Copy everything in the listing below word for word, apart from any images.

INFORMATION PROVIDED:
————————
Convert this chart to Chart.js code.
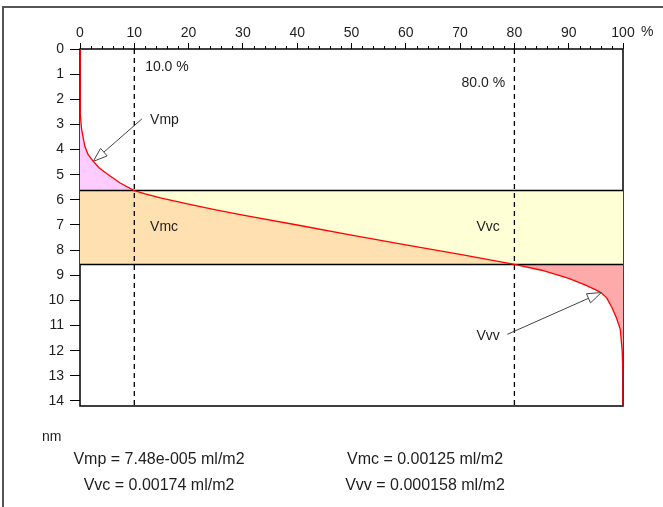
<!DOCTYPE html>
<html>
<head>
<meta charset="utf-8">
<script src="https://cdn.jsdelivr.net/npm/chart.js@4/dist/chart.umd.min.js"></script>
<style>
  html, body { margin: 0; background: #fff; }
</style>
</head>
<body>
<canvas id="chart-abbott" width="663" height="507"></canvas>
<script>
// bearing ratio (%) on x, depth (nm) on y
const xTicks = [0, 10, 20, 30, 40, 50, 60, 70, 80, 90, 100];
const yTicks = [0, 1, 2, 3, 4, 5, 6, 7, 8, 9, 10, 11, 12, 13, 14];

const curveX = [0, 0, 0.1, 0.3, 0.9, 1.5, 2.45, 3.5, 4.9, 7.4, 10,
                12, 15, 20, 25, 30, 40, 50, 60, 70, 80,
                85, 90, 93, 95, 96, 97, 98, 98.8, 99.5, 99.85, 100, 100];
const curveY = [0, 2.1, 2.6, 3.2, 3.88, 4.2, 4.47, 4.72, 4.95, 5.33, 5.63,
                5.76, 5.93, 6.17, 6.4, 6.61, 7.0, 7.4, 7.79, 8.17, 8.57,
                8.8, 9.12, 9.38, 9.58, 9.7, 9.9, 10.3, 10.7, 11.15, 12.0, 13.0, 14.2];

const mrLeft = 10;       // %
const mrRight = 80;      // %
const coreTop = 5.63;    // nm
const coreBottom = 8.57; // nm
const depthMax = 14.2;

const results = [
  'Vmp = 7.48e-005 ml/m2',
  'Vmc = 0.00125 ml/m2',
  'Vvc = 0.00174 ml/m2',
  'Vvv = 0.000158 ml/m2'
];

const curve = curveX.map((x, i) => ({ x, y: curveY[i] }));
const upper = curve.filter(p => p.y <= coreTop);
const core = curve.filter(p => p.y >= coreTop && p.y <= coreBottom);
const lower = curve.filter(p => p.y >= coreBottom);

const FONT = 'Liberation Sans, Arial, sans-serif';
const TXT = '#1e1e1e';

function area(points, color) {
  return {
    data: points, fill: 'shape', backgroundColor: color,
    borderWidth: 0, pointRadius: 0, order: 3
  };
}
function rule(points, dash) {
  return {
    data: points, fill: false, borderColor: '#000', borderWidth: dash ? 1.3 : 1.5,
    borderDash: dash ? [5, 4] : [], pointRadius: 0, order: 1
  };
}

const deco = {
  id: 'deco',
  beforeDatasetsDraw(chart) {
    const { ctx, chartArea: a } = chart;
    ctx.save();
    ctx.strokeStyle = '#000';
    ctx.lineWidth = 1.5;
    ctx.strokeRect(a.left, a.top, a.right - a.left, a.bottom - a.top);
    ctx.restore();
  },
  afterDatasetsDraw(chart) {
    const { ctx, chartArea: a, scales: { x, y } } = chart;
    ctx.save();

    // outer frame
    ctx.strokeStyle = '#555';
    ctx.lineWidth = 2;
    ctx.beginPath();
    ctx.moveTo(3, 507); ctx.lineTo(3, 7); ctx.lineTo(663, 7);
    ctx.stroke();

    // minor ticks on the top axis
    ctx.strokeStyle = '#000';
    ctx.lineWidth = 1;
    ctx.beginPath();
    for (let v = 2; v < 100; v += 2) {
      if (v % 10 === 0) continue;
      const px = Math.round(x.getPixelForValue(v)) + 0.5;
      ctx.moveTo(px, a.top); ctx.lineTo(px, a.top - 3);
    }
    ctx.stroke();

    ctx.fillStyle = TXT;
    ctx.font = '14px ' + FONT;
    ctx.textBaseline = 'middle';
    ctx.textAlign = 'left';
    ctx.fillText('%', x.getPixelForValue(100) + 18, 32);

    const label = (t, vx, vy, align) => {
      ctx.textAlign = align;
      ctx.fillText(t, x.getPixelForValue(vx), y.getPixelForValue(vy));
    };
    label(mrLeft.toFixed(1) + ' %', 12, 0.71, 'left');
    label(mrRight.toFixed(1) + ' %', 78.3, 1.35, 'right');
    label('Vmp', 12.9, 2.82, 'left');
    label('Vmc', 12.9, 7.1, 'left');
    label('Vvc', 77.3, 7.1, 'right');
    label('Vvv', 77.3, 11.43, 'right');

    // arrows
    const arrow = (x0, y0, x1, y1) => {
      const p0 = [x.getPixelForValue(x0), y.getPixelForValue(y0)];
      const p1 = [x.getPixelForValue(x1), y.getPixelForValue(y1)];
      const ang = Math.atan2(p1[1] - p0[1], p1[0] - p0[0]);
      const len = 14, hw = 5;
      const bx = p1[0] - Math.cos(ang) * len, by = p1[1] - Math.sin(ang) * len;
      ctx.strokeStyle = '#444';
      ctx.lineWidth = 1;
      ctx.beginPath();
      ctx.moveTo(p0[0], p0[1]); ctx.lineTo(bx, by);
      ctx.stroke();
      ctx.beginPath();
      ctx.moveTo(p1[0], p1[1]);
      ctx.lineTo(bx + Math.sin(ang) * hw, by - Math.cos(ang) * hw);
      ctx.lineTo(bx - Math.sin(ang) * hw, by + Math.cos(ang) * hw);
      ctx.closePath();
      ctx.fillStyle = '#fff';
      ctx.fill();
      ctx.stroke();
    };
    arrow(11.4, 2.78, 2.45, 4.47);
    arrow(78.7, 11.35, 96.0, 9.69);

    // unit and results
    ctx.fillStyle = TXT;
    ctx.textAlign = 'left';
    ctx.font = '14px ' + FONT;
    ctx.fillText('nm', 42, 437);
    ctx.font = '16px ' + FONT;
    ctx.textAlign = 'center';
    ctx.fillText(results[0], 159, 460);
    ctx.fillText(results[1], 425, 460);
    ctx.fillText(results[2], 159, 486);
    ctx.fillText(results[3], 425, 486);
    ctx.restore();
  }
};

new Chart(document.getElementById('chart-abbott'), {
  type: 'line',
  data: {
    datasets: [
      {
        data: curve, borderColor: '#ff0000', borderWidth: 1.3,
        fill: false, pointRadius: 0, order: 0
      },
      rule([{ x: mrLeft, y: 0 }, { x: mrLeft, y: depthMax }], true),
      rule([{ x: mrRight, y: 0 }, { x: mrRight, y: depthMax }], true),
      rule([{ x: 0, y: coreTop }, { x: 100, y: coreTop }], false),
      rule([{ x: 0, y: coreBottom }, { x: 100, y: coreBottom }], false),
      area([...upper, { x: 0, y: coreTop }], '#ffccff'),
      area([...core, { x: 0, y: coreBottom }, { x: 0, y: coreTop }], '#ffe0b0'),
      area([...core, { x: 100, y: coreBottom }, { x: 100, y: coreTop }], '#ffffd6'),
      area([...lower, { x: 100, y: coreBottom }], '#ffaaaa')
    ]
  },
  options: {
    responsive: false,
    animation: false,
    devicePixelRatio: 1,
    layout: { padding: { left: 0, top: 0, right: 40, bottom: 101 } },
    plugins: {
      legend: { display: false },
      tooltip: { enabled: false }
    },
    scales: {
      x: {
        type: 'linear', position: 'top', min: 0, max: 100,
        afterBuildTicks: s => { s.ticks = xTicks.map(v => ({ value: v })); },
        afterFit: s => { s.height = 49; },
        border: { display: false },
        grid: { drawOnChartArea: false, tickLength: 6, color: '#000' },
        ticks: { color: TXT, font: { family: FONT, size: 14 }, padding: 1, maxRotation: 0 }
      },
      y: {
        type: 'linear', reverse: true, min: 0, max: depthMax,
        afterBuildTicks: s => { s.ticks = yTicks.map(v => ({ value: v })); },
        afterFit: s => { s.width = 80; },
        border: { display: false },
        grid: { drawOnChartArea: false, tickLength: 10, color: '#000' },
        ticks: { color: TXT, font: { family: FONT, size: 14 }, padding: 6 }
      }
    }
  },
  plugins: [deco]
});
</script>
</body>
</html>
————————
RESULT:
Convert this chart to Chart.js code.
<!DOCTYPE html>
<html>
<head>
<meta charset="utf-8">
<script src="https://cdn.jsdelivr.net/npm/chart.js@4/dist/chart.umd.min.js"></script>
<style>
  html, body { margin: 0; background: #fff; }
</style>
</head>
<body>
<canvas id="chart-abbott" width="663" height="507"></canvas>
<script>
// bearing ratio (%) on x, depth (nm) on y
const xTicks = [0, 10, 20, 30, 40, 50, 60, 70, 80, 90, 100];
const yTicks = [0, 1, 2, 3, 4, 5, 6, 7, 8, 9, 10, 11, 12, 13, 14];

const curveX = [0, 0, 0.1, 0.3, 0.9, 1.5, 2.45, 3.5, 4.9, 7.4, 10,
                12, 15, 20, 25, 30, 40, 50, 60, 70, 80,
                85, 90, 93, 95, 96, 97, 98, 98.8, 99.5, 99.85, 100, 100];
const curveY = [0, 2.1, 2.6, 3.2, 3.88, 4.2, 4.47, 4.72, 4.95, 5.33, 5.63,
                5.76, 5.93, 6.17, 6.4, 6.61, 7.0, 7.4, 7.79, 8.17, 8.57,
                8.8, 9.12, 9.38, 9.58, 9.7, 9.9, 10.3, 10.7, 11.15, 12.0, 13.0, 14.2];

const mrLeft = 10;       // %
const mrRight = 80;      // %
const coreTop = 5.63;    // nm
const coreBottom = 8.57; // nm
const depthMax = 14.2;

const results = [
  'Vmp = 7.48e-005 ml/m2',
  'Vmc = 0.00125 ml/m2',
  'Vvc = 0.00174 ml/m2',
  'Vvv = 0.000158 ml/m2'
];

const curve = curveX.map((x, i) => ({ x, y: curveY[i] }));
const upper = curve.filter(p => p.y <= coreTop);
const core = curve.filter(p => p.y >= coreTop && p.y <= coreBottom);
const lower = curve.filter(p => p.y >= coreBottom);

const FONT = 'Liberation Sans, Arial, sans-serif';
const TXT = '#1e1e1e';

function area(points, color) {
  return {
    data: points, fill: 'shape', backgroundColor: color,
    borderWidth: 0, pointRadius: 0, order: 3
  };
}
function rule(points, dash) {
  return {
    data: points, fill: false, borderColor: '#000', borderWidth: dash ? 1.3 : 1.5,
    borderDash: dash ? [5, 4] : [], pointRadius: 0, order: 1
  };
}

const deco = {
  id: 'deco',
  beforeDatasetsDraw(chart) {
    const { ctx, chartArea: a } = chart;
    ctx.save();
    ctx.strokeStyle = '#000';
    ctx.lineWidth = 1.5;
    ctx.strokeRect(a.left, a.top, a.right - a.left, a.bottom - a.top);
    ctx.restore();
  },
  afterDatasetsDraw(chart) {
    const { ctx, chartArea: a, scales: { x, y } } = chart;
    ctx.save();

    // outer frame
    ctx.strokeStyle = '#555';
    ctx.lineWidth = 2;
    ctx.beginPath();
    ctx.moveTo(3, 507); ctx.lineTo(3, 7); ctx.lineTo(663, 7);
    ctx.stroke();

    // minor ticks on the top axis
    ctx.strokeStyle = '#000';
    ctx.lineWidth = 1;
    ctx.beginPath();
    for (let v = 2; v < 100; v += 2) {
      if (v % 10 === 0) continue;
      const px = Math.round(x.getPixelForValue(v)) + 0.5;
      ctx.moveTo(px, a.top); ctx.lineTo(px, a.top - 3);
    }
    ctx.stroke();

    ctx.fillStyle = TXT;
    ctx.font = '14px ' + FONT;
    ctx.textBaseline = 'middle';
    ctx.textAlign = 'left';
    ctx.fillText('%', x.getPixelForValue(100) + 18, 32);

    const label = (t, vx, vy, align) => {
      ctx.textAlign = align;
      ctx.fillText(t, x.getPixelForValue(vx), y.getPixelForValue(vy));
    };
    label(mrLeft.toFixed(1) + ' %', 12, 0.71, 'left');
    label(mrRight.toFixed(1) + ' %', 78.3, 1.35, 'right');
    label('Vmp', 12.9, 2.82, 'left');
    label('Vmc', 12.9, 7.1, 'left');
    label('Vvc', 77.3, 7.1, 'right');
    label('Vvv', 77.3, 11.43, 'right');

    // arrows
    const arrow = (x0, y0, x1, y1) => {
      const p0 = [x.getPixelForValue(x0), y.getPixelForValue(y0)];
      const p1 = [x.getPixelForValue(x1), y.getPixelForValue(y1)];
      const ang = Math.atan2(p1[1] - p0[1], p1[0] - p0[0]);
      const len = 14, hw = 5;
      const bx = p1[0] - Math.cos(ang) * len, by = p1[1] - Math.sin(ang) * len;
      ctx.strokeStyle = '#444';
      ctx.lineWidth = 1;
      ctx.beginPath();
      ctx.moveTo(p0[0], p0[1]); ctx.lineTo(bx, by);
      ctx.stroke();
      ctx.beginPath();
      ctx.moveTo(p1[0], p1[1]);
      ctx.lineTo(bx + Math.sin(ang) * hw, by - Math.cos(ang) * hw);
      ctx.lineTo(bx - Math.sin(ang) * hw, by + Math.cos(ang) * hw);
      ctx.closePath();
      ctx.fillStyle = '#fff';
      ctx.fill();
      ctx.stroke();
    };
    arrow(11.4, 2.78, 2.45, 4.47);
    arrow(78.7, 11.35, 96.0, 9.69);

    // unit and results
    ctx.fillStyle = TXT;
    ctx.textAlign = 'left';
    ctx.font = '14px ' + FONT;
    ctx.fillText('nm', 42, 437);
    ctx.font = '16px ' + FONT;
    ctx.textAlign = 'center';
    ctx.fillText(results[0], 159, 460);
    ctx.fillText(results[1], 425, 460);
    ctx.fillText(results[2], 159, 486);
    ctx.fillText(results[3], 425, 486);
    ctx.restore();
  }
};

new Chart(document.getElementById('chart-abbott'), {
  type: 'line',
  data: {
    datasets: [
      {
        data: curve, borderColor: '#ff0000', borderWidth: 1.3,
        fill: false, pointRadius: 0, order: 0
      },
      rule([{ x: mrLeft, y: 0 }, { x: mrLeft, y: depthMax }], true),
      rule([{ x: mrRight, y: 0 }, { x: mrRight, y: depthMax }], true),
      rule([{ x: 0, y: coreTop }, { x: 100, y: coreTop }], false),
      rule([{ x: 0, y: coreBottom }, { x: 100, y: coreBottom }], false),
      area([...upper, { x: 0, y: coreTop }], '#ffccff'),
      area([...core, { x: 0, y: coreBottom }, { x: 0, y: coreTop }], '#ffe0b0'),
      area([...core, { x: 100, y: coreBottom }, { x: 100, y: coreTop }], '#ffffd6'),
      area([...lower, { x: 100, y: coreBottom }], '#ffaaaa')
    ]
  },
  options: {
    responsive: false,
    animation: false,
    devicePixelRatio: 1,
    layout: { padding: { left: 0, top: 0, right: 40, bottom: 101 } },
    plugins: {
      legend: { display: false },
      tooltip: { enabled: false }
    },
    scales: {
      x: {
        type: 'linear', position: 'top', min: 0, max: 100,
        afterBuildTicks: s => { s.ticks = xTicks.map(v => ({ value: v })); },
        afterFit: s => { s.height = 49; },
        border: { display: false },
        grid: { drawOnChartArea: false, tickLength: 6, color: '#000' },
        ticks: { color: TXT, font: { family: FONT, size: 14 }, padding: 1, maxRotation: 0 }
      },
      y: {
        type: 'linear', reverse: true, min: 0, max: depthMax,
        afterBuildTicks: s => { s.ticks = yTicks.map(v => ({ value: v })); },
        afterFit: s => { s.width = 80; },
        border: { display: false },
        grid: { drawOnChartArea: false, tickLength: 10, color: '#000' },
        ticks: { color: TXT, font: { family: FONT, size: 14 }, padding: 6 }
      }
    }
  },
  plugins: [deco]
});
</script>
</body>
</html>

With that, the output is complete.